--- Exercise brief ---
Copy exactly the lines from the one containing "The picture is" through the one containing "from matplotlib.ticker import", both included, and nothing else.

--- Charts and diagrams as code ---
<<<<

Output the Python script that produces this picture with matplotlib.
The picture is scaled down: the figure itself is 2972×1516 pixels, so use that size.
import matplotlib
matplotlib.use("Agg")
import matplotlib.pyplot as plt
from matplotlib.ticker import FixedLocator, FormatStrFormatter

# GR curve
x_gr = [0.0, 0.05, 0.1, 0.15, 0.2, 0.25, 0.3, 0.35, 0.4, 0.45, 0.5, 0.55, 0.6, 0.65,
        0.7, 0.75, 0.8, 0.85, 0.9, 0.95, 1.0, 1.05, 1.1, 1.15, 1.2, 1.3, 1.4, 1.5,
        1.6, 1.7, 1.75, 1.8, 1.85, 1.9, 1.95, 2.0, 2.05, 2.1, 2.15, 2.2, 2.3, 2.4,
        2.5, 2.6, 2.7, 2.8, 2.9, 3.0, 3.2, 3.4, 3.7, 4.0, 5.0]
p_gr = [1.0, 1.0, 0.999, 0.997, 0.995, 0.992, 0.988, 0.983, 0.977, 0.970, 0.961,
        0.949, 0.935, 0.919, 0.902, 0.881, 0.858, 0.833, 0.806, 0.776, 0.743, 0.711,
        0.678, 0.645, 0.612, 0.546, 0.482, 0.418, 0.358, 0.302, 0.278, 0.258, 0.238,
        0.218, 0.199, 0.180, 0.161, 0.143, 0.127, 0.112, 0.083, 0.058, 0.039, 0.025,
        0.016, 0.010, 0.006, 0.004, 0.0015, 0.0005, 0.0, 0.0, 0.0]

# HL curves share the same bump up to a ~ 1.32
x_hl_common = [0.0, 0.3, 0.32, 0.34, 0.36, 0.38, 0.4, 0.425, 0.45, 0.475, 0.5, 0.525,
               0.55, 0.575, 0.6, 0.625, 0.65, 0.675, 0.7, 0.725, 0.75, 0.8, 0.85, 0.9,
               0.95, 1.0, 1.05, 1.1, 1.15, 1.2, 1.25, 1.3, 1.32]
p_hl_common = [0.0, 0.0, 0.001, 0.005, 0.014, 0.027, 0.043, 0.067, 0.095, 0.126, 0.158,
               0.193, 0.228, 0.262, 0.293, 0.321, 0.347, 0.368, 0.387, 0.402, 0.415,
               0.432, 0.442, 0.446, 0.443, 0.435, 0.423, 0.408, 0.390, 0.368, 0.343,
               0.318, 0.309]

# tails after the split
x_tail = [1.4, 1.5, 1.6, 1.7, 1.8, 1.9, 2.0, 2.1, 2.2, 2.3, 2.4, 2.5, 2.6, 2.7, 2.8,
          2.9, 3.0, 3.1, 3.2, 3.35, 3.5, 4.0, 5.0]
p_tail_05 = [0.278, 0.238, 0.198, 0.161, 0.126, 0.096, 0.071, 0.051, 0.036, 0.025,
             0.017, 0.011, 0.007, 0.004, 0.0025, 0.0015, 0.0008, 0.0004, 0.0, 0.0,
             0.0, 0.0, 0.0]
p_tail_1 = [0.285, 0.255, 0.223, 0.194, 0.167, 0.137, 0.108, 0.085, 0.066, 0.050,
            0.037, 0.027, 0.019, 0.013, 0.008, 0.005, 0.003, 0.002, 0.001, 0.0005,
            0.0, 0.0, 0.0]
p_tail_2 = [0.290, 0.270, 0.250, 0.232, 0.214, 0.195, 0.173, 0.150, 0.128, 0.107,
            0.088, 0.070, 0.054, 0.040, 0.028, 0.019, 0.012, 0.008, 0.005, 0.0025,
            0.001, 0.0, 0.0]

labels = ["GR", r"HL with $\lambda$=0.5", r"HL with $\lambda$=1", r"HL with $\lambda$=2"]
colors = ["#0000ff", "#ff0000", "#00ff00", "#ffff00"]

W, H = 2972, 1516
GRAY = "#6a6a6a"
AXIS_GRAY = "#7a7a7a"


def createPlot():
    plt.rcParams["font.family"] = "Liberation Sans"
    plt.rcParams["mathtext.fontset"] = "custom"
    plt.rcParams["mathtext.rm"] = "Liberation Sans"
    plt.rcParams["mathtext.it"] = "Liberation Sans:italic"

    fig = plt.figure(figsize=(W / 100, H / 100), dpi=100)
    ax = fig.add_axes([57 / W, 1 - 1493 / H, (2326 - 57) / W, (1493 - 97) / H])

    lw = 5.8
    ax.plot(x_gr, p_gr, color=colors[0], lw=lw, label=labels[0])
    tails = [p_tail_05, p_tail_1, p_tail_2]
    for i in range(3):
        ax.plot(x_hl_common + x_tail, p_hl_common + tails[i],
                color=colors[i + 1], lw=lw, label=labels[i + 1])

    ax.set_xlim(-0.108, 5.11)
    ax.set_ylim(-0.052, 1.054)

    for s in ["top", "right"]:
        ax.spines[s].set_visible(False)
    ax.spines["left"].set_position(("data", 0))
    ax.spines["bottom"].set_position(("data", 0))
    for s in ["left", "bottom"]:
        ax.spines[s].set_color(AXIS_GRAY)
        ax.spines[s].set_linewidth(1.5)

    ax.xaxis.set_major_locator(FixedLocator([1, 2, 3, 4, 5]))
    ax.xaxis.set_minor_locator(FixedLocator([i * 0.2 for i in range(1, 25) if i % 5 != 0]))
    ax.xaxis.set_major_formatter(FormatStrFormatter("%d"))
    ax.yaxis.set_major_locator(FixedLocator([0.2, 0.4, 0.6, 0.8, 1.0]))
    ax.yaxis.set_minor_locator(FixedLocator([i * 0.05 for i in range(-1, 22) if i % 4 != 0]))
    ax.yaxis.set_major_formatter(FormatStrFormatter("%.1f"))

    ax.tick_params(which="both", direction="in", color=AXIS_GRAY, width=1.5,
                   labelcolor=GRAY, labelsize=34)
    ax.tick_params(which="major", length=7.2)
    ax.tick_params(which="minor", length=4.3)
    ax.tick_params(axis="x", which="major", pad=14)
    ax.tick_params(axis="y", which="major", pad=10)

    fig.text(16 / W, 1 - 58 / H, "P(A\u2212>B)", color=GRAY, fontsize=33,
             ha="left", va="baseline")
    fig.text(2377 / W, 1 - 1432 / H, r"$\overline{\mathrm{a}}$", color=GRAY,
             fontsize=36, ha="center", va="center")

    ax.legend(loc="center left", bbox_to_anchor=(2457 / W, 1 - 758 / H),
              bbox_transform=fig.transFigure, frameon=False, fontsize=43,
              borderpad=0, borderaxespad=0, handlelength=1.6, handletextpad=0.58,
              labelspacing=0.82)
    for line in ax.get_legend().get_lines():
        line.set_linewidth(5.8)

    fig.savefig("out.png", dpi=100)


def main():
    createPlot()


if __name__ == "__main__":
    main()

>>>>
<<<<

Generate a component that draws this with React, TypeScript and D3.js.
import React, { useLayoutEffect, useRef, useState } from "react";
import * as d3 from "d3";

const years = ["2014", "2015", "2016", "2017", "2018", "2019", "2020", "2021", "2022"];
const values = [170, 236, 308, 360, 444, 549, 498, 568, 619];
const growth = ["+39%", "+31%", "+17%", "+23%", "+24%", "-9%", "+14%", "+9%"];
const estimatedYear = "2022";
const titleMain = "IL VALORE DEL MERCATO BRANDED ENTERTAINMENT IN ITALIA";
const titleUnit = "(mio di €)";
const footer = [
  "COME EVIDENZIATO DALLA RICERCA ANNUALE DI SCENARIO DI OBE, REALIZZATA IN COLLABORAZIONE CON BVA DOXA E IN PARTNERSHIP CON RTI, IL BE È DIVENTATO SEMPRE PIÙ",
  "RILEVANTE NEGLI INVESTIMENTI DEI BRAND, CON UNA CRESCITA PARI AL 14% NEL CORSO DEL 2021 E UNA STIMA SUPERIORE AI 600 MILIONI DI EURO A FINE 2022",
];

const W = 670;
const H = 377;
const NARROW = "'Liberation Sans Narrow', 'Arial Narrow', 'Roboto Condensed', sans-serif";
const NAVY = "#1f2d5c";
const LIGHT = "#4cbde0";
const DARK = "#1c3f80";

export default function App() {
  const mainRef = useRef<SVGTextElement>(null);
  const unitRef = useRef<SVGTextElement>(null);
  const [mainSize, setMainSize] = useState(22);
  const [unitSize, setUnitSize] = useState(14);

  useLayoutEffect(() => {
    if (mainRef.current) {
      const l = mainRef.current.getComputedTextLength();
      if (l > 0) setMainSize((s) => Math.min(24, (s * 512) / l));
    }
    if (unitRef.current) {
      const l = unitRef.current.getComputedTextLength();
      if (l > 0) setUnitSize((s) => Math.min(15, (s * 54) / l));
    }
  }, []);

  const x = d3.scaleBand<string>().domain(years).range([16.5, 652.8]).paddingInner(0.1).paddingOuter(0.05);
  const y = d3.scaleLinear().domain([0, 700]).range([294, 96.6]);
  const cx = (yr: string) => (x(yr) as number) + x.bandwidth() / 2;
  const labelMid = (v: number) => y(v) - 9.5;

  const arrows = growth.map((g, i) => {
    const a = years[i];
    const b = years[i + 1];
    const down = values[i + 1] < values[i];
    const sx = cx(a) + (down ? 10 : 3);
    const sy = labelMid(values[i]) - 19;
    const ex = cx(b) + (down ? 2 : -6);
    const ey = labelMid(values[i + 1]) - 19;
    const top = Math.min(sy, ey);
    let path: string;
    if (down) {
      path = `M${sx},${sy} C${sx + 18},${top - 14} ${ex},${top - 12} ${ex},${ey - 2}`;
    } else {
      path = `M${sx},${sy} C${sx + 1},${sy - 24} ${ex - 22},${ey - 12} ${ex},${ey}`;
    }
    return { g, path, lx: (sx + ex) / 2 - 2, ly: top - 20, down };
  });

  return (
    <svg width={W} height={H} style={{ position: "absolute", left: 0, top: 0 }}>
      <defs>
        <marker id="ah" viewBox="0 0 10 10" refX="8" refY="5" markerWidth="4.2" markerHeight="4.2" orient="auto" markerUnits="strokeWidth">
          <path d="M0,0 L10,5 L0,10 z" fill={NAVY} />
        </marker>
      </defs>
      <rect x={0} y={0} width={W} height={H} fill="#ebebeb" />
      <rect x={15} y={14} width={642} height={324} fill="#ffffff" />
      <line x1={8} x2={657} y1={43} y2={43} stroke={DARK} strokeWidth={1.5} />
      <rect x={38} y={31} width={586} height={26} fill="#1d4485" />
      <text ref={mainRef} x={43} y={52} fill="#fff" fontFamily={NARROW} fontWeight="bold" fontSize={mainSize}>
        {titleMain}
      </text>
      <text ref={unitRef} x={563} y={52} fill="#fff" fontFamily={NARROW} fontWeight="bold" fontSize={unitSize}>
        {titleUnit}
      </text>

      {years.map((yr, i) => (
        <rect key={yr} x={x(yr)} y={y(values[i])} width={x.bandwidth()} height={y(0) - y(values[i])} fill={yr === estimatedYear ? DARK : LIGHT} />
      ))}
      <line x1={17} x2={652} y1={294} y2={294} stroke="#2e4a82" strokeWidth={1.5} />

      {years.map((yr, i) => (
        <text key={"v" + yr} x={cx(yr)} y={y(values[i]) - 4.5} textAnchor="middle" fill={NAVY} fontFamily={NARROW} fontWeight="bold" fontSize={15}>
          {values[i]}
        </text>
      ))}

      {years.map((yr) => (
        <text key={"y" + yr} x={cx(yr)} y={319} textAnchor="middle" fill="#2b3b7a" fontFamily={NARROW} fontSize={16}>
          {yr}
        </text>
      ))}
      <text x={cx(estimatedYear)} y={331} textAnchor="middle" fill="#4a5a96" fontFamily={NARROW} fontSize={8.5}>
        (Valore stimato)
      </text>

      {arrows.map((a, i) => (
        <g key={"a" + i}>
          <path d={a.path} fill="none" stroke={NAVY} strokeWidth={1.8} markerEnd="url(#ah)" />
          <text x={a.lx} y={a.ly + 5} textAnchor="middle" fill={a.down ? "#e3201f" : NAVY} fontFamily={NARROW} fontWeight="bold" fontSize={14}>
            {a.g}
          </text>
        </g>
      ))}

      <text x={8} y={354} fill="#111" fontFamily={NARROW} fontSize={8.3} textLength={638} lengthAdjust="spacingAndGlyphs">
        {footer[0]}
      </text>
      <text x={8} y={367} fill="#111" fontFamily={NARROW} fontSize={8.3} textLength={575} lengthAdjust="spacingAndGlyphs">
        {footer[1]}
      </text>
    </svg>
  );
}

>>>>
<<<<

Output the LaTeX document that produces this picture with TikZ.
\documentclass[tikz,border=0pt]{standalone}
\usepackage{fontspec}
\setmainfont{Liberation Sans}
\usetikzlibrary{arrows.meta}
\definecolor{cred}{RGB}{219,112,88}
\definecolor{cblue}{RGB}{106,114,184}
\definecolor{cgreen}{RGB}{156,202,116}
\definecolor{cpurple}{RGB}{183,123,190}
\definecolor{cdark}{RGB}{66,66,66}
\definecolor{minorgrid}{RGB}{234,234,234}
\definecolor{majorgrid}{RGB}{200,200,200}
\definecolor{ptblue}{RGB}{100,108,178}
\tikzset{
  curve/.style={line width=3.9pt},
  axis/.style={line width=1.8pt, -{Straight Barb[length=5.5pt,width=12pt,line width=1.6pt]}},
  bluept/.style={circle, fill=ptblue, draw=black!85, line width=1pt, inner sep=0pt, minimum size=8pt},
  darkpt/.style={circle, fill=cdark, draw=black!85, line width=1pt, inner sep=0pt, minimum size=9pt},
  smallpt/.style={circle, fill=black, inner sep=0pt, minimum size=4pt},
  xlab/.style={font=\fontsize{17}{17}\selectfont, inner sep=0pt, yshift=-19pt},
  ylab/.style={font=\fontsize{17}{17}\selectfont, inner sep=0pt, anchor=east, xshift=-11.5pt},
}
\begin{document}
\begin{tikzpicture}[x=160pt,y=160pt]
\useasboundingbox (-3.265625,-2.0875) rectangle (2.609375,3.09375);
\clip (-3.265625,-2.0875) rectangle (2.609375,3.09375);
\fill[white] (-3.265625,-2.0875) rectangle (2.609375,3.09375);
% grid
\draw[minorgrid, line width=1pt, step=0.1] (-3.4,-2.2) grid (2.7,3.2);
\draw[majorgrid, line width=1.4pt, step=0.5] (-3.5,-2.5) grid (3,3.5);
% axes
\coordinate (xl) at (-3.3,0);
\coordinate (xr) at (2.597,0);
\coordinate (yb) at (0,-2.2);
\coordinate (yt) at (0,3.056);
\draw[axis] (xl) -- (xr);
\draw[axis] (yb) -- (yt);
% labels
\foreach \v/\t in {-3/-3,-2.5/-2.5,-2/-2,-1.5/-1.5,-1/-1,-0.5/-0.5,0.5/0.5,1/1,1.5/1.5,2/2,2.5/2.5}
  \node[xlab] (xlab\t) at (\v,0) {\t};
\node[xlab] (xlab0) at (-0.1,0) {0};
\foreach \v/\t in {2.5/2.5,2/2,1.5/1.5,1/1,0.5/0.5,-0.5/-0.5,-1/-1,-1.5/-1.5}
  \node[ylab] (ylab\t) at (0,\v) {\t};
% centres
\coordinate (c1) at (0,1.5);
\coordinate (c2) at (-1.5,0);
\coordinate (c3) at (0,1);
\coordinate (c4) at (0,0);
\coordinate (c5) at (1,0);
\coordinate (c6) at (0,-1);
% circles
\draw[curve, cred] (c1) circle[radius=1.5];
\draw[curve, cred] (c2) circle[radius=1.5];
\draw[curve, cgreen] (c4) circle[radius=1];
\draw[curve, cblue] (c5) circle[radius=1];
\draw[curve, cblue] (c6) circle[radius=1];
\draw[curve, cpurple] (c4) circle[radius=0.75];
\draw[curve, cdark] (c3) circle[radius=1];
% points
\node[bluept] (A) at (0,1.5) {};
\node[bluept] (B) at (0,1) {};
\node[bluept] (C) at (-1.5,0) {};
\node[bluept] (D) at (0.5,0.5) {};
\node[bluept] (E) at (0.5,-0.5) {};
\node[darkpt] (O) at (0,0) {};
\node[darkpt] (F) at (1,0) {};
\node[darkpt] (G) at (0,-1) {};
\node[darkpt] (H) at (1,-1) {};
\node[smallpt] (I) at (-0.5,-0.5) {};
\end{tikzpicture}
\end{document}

>>>>

--- Response to the task ---
The picture is scaled down: the figure itself is 2972×1516 pixels, so use that size.
import matplotlib
matplotlib.use("Agg")
import matplotlib.pyplot as plt
from matplotlib.ticker import FixedLocator, FormatStrFormatter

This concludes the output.